- [PROBLEM TO WORK ON] Skip the pictures and quote all of the lines exactly.
* * * * *
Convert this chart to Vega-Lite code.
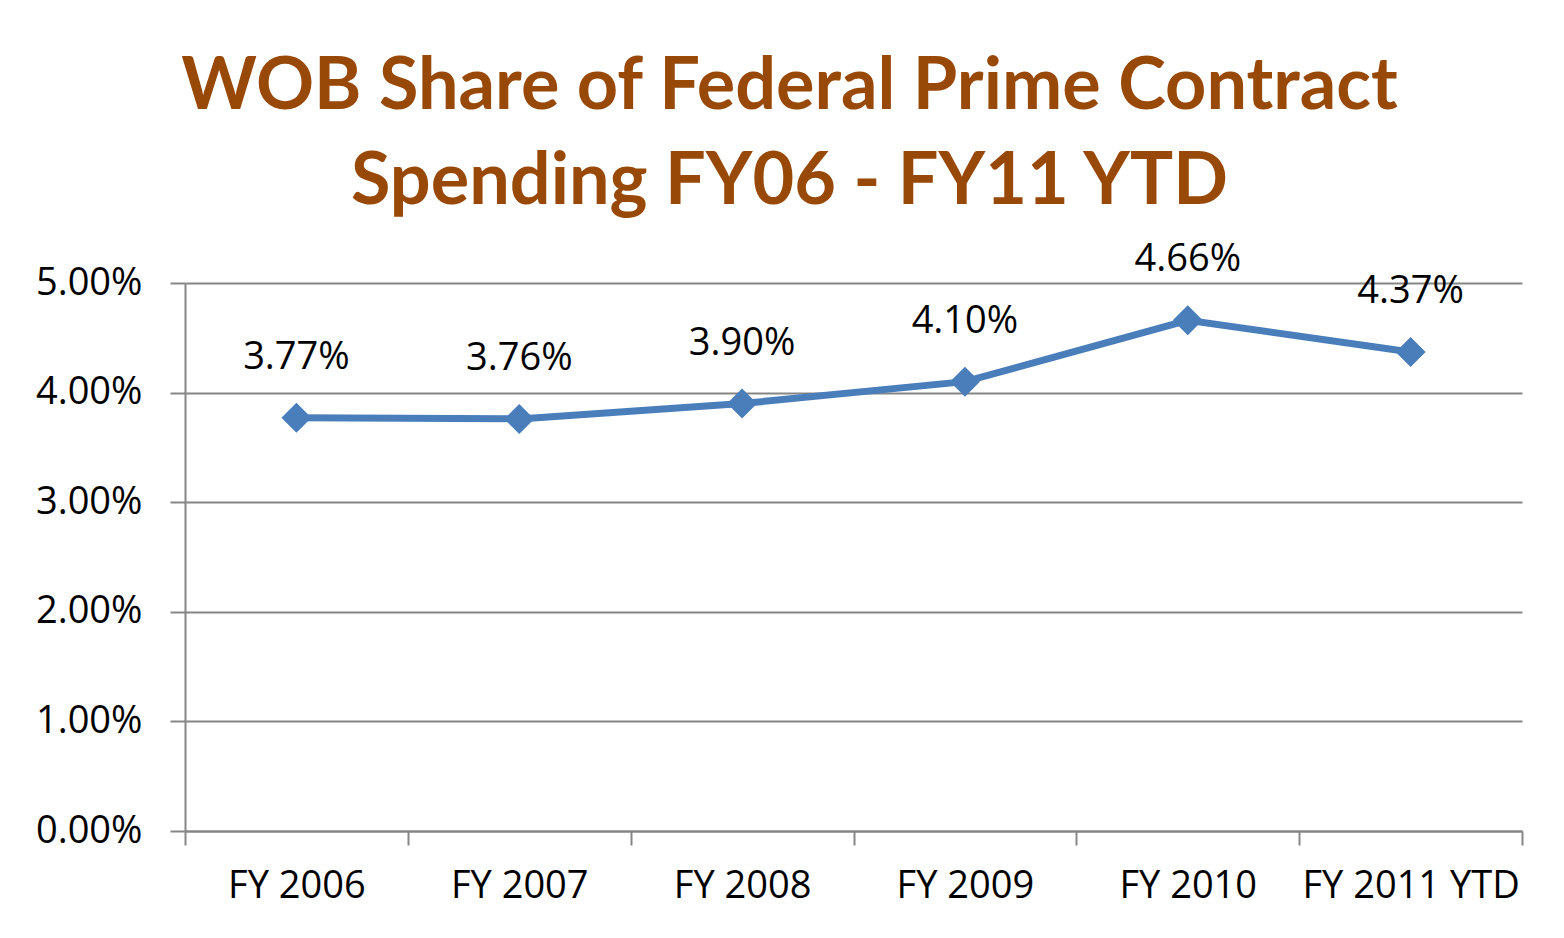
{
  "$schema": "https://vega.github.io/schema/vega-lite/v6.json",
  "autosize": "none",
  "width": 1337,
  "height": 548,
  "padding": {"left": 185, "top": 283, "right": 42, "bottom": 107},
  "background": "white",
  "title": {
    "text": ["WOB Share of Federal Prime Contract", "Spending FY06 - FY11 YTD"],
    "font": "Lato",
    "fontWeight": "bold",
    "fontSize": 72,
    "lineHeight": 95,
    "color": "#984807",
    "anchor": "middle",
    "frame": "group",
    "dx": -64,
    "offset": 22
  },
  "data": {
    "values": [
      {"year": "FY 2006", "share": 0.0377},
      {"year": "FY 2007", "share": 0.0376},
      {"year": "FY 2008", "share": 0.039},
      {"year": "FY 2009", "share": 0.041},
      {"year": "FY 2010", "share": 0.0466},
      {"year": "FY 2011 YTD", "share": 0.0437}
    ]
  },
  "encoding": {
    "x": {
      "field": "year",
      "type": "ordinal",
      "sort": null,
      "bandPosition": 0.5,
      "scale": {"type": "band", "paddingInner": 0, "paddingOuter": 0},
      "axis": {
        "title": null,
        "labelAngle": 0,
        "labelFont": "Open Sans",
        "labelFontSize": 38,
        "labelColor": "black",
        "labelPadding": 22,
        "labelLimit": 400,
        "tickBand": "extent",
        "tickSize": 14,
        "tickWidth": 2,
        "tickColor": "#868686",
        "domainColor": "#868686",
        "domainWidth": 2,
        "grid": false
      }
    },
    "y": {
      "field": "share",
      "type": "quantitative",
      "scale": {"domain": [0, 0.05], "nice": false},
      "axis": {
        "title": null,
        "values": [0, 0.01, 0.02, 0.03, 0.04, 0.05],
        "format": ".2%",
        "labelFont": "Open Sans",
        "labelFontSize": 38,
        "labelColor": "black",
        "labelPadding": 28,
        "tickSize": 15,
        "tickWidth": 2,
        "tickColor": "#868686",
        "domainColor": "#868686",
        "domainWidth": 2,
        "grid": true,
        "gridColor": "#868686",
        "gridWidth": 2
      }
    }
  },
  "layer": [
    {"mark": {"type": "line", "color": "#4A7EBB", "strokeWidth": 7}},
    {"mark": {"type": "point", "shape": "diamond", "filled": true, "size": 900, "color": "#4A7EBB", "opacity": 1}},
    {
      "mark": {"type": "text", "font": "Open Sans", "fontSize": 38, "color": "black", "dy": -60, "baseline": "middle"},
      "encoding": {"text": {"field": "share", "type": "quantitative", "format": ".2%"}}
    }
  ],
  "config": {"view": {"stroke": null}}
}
* * * * *
- [RESPONSE TO THE EXERCISE]
Convert this chart to Vega-Lite code.
{
  "$schema": "https://vega.github.io/schema/vega-lite/v6.json",
  "autosize": "none",
  "width": 1337,
  "height": 548,
  "padding": {"left": 185, "top": 283, "right": 42, "bottom": 107},
  "background": "white",
  "title": {
    "text": ["WOB Share of Federal Prime Contract", "Spending FY06 - FY11 YTD"],
    "font": "Lato",
    "fontWeight": "bold",
    "fontSize": 72,
    "lineHeight": 95,
    "color": "#984807",
    "anchor": "middle",
    "frame": "group",
    "dx": -64,
    "offset": 22
  },
  "data": {
    "values": [
      {"year": "FY 2006", "share": 0.0377},
      {"year": "FY 2007", "share": 0.0376},
      {"year": "FY 2008", "share": 0.039},
      {"year": "FY 2009", "share": 0.041},
      {"year": "FY 2010", "share": 0.0466},
      {"year": "FY 2011 YTD", "share": 0.0437}
    ]
  },
  "encoding": {
    "x": {
      "field": "year",
      "type": "ordinal",
      "sort": null,
      "bandPosition": 0.5,
      "scale": {"type": "band", "paddingInner": 0, "paddingOuter": 0},
      "axis": {
        "title": null,
        "labelAngle": 0,
        "labelFont": "Open Sans",
        "labelFontSize": 38,
        "labelColor": "black",
        "labelPadding": 22,
        "labelLimit": 400,
        "tickBand": "extent",
        "tickSize": 14,
        "tickWidth": 2,
        "tickColor": "#868686",
        "domainColor": "#868686",
        "domainWidth": 2,
        "grid": false
      }
    },
    "y": {
      "field": "share",
      "type": "quantitative",
      "scale": {"domain": [0, 0.05], "nice": false},
      "axis": {
        "title": null,
        "values": [0, 0.01, 0.02, 0.03, 0.04, 0.05],
        "format": ".2%",
        "labelFont": "Open Sans",
        "labelFontSize": 38,
        "labelColor": "black",
        "labelPadding": 28,
        "tickSize": 15,
        "tickWidth": 2,
        "tickColor": "#868686",
        "domainColor": "#868686",
        "domainWidth": 2,
        "grid": true,
        "gridColor": "#868686",
        "gridWidth": 2
      }
    }
  },
  "layer": [
    {"mark": {"type": "line", "color": "#4A7EBB", "strokeWidth": 7}},
    {"mark": {"type": "point", "shape": "diamond", "filled": true, "size": 900, "color": "#4A7EBB", "opacity": 1}},
    {
      "mark": {"type": "text", "font": "Open Sans", "fontSize": 38, "color": "black", "dy": -60, "baseline": "middle"},
      "encoding": {"text": {"field": "share", "type": "quantitative", "format": ".2%"}}
    }
  ],
  "config": {"view": {"stroke": null}}
}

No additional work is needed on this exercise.